When talking about the Great Recession in the UK, we all know (I hope) that this is still the slowest recovery for at least a century and that we have only just regained pre-recession levels of output per head. I find it very frustrating when some people respond by saying the story is quite different when it comes to employment. The frustration is because the remark reflects a confusion which is not trivial to explain to non-economists, coupled with uncertainty about whether this is a real confusion or just political banter.
I was inspired to write about this again by a very good piece by Larry Elliott in the Guardian. He puts it well by talking about how we coped with recession, but I thought I could try and summarise the point slightly differently. In a recession, looking at output is all about the size of the cake. Looking at employment is about how that cake is distributed.
The recession of the early 1980s involved a smaller decline in output, but a bigger and much more persistent increase in unemployment. In contrast the really distinctive feature of this recession has been the decline in real wages.

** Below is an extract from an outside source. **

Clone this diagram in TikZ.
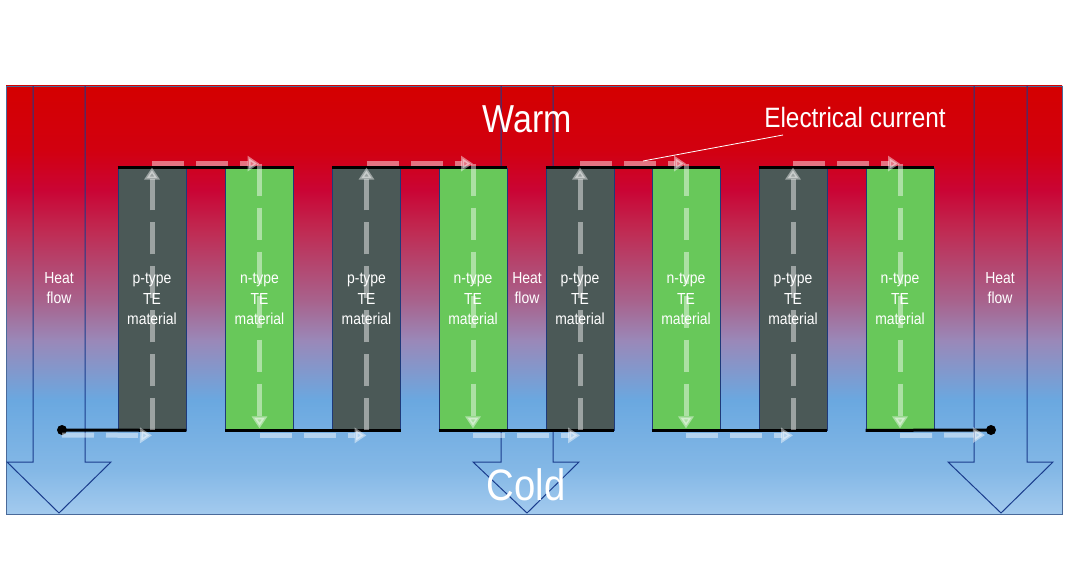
\documentclass[tikz,border=0pt]{standalone}
\usepackage{fontspec}
\setmainfont{Liberation Sans}[FakeStretch=0.87]
\usetikzlibrary{arrows.meta,calc}
\definecolor{c0}{HTML}{A3CAEE}
\definecolor{c1}{HTML}{84B8E6}
\definecolor{c2}{HTML}{6AA8E0}
\definecolor{c3}{HTML}{9A88B8}
\definecolor{c4}{HTML}{A8628C}
\definecolor{c5}{HTML}{C02A52}
\definecolor{c6}{HTML}{CA0434}
\definecolor{c7}{HTML}{D20010}
\definecolor{c8}{HTML}{D40000}
\definecolor{pcol}{HTML}{4B5957}
\definecolor{ncol}{HTML}{68C85A}
\definecolor{barline}{HTML}{1E3A7A}
\definecolor{heatcol}{HTML}{1A3C8C}
\definecolor{edgecol}{HTML}{4A6A9A}
\pgfdeclareverticalshading{bgshade}{100bp}{color(0bp)=(c0); color(25bp)=(c0); color(30.1bp)=(c1); color(38.3bp)=(c2); color(45.3bp)=(c3); color(50bp)=(c4); color(58.2bp)=(c5); color(62.9bp)=(c6); color(67.5bp)=(c7); color(75bp)=(c8); color(100bp)=(c8)}
\begin{document}
\begin{tikzpicture}[x=1pt,y=-1pt,
  pbar/.style={draw=barline,line width=0.8pt,fill=pcol,minimum width=68pt,minimum height=262pt,inner sep=0pt,text=white,align=center,font=\fontsize{16}{20.5}\selectfont},
  nbar/.style={pbar,fill=ncol},
  wire/.style={line width=3pt,black},
  cur/.style={draw=white,opacity=0.45,line width=5pt,dash pattern=on 32pt off 12pt,-{Triangle[length=12pt,width=15pt]}},
  heat/.style={draw=heatcol,line width=1pt},
  lbl/.style={text=white,inner sep=0pt,align=center}
]
\useasboundingbox (0,0) rectangle (1068,580);
% background
\shade[shading=bgshade] (6,86) rectangle (1062,514);
\draw[edgecol,line width=0.8pt] (6,86) rectangle (1062,514);
% heat flow arrows
\draw[heat] (33,86) -- (33,462) -- (7,462) -- (59,513) -- (111,462) -- (85,462) -- (85,86);
\draw[heat] (501,86) -- (501,462) -- (473,462) -- (527,513) -- (579,462) -- (553,462) -- (553,86);
\draw[heat] (974,86) -- (974,462) -- (948,462) -- (1001,513) -- (1053,462) -- (1027,462) -- (1027,86);
% bars
\node[pbar] (p1) at (152,299) {p-type\\TE\\material};
\node[nbar] (n2) at (259.5,299) {n-type\\TE\\material};
\node[pbar] (p3) at (366.5,299) {p-type\\TE\\material};
\node[nbar] (n4) at (473,299) {n-type\\TE\\material};
\node[pbar] (p5) at (580,299) {p-type\\TE\\material};
\node[nbar] (n6) at (686,299) {n-type\\TE\\material};
\node[pbar] (p7) at (793,299) {p-type\\TE\\material};
\node[nbar] (n8) at (900,299) {n-type\\TE\\material};
% terminals
\coordinate (tl) at (62,430);
\coordinate (tr) at (991,430);
% wires
\draw[wire] (p1.north west) -- (n2.north east);
\draw[wire] (p3.north west) -- (n4.north east);
\draw[wire] (p5.north west) -- (n6.north east);
\draw[wire] (p7.north west) -- (n8.north east);
\draw[wire] (tl) -- (p1.south east);
\draw[wire] (n2.south west) -- (p3.south east);
\draw[wire] (n4.south west) -- (p5.south east);
\draw[wire] (n6.south west) -- (p7.south east);
\draw[wire] (n8.south west) -- (tr);
\fill[black] (tl) circle (5pt);
\fill[black] (tr) circle (5pt);
% current arrows
\foreach \p/\n in {p1/n2,p3/n4,p5/n6,p7/n8}{
  \draw[cur] (\p.south) -- (\p.north);
  \draw[cur] ($(\p.north)+(0,-4)$) -- ($(\n.north)+(0,-4)$);
  \draw[cur] ($(\n.north)+(0,-4)$) -- ($(\n.south)+(0,-2)$);
}
\draw[cur] ($(tl)+(0,5)$) -- ($(p1.south)+(0,5)$);
\draw[cur] ($(n2.south)+(0,5)$) -- ($(p3.south)+(0,5)$);
\draw[cur] ($(n4.south)+(0,5)$) -- ($(p5.south)+(0,5)$);
\draw[cur] ($(n6.south)+(0,5)$) -- ($(p7.south)+(0,5)$);
\draw[cur] ($(n8.south)+(0,5)$) -- ($(tr)+(-6,5)$);
% labels
\node[lbl,font=\fontsize{39}{39}\selectfont] (warm) at (527,119) {Warm};
\node[lbl,font=\fontsize{44}{44}\selectfont] (cold) at (526,485) {Cold};
\node[lbl,font=\fontsize{28}{28}\selectfont] (elec) at (855,117) {Electrical current};
\coordinate (ea) at (783,135);
\coordinate (eb) at (643,161);
\draw[white,line width=0.8pt] (ea) -- (eb);
\node[lbl,font=\fontsize{16}{20.5}\selectfont] (h1) at (59,288) {Heat\\flow};
\node[lbl,font=\fontsize{16}{20.5}\selectfont] (h2) at (527,288) {Heat\\flow};
\node[lbl,font=\fontsize{16}{20.5}\selectfont] (h3) at (1000,288) {Heat\\flow};
\end{tikzpicture}
\end{document}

These differences are almost surely linked: unemployment increases were smaller this time, and unemployment then fell rapidly, because real wages declined. Low wages encouraged firms to first fire fewer workers, and later to take on more. There remains a lot we do not know, such as whether this is all a result of the recession or if other factors were involved, and to what extent is a more flexible labour market responsible. This is really just the UK’s productivity puzzle expressed in a different form.
I think most economists would agree with Larry Elliott that the Great Recession in the UK was distributed in a better way than earlier recessions. The high costs of prolonged involuntary unemployment are, I hope, also well known. Whether any of this better distribution should be credited to current politicians seems doubtful: if any politician deserves credit, the most obvious is Margaret Thatcher.
If you look at this in terms of the size of the cake (output) and its distribution (employment and real wages), then you can see why those who dispute the claims about how poor the recovery from this recession has been by pointing to employment are making a category mistake. It is almost certainly better that a recession should lead to declines in real wages rather than increases in unemployment. But to argue that rapid employment growth excuses poor output growth is just another way of celebrating a disastrous productivity performance.